Elevated Troponin and Mortality in Patients with COVID-19: A Multicenter Retrospective Cohort Study

The Open Cardiovascular Medicine Journal 26 Sept 2022 RESEARCH ARTICLE DOI: 10.2174/18741924-v16-e2207210



Myocardial injury, causing elevated troponin levels, have been associated with worse outcomes in coronavirus disease 2019 (COVID-19) disease patients. However, our anecdotal experience did not consistently reflect this pattern. Therefore, we evaluated the outcomes of COVID-19 patients with elevated troponin.


This is a retrospective study of 1,024 COVID-19 patients admitted to two hospitals in Southern California in the United States. We categorized the troponin levels as normal (≤1× upper reference limit (URL)), mildly elevated (>1 to ≤3× URL), and severely elevated (>3× URL). We compared the characteristics of the three troponin groups using chi-square for categorical variables and one-way Anova for the continuous variables. Finally, backward selection Cox regression analysis was carried out using mortality as a dependent variable.

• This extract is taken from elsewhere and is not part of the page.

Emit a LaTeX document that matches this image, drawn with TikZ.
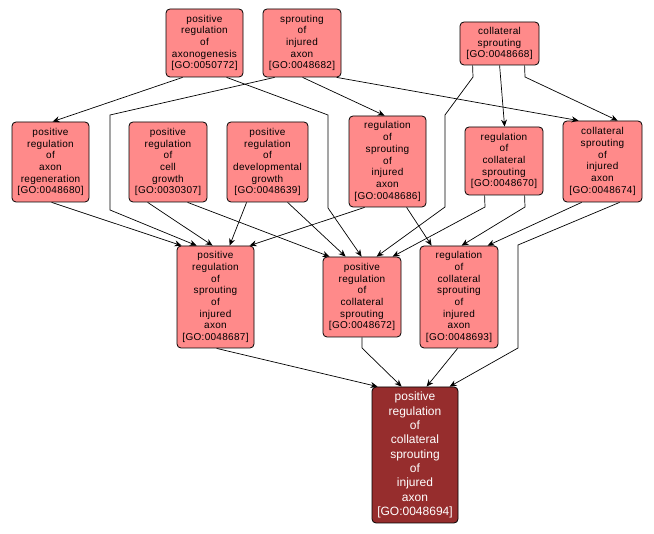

Of the COVID-19 1,024 patients included in the study, 944 (92%) had normal troponin, 45 (4.4%) had mild elevation, and 35 (3.4%) had a severe elevation in troponin levels. In the multivariate Cox regression analysis, troponin elevation in patients without ST-elevation on ECG was not independently associated with mortality (hazard ratio 0.92, 95% CI 0.64-1.3). Increased risk of death was independently associated with age as well as serum C-reactive protein and serum creatinine levels.


Elevated troponins without ST-elevation on ECG on hospital admission were not independently associated with increased mortality in hospitalized COVID-19 patients. However, further research is needed to fully understand the absence of a relationship between troponin elevation and mortality in our study population.

Keywords: COVID-19, SARS-CoV-2, Troponin, Myocarditis, Mortality, ICU admission, Mechanical ventilation, Length of stay.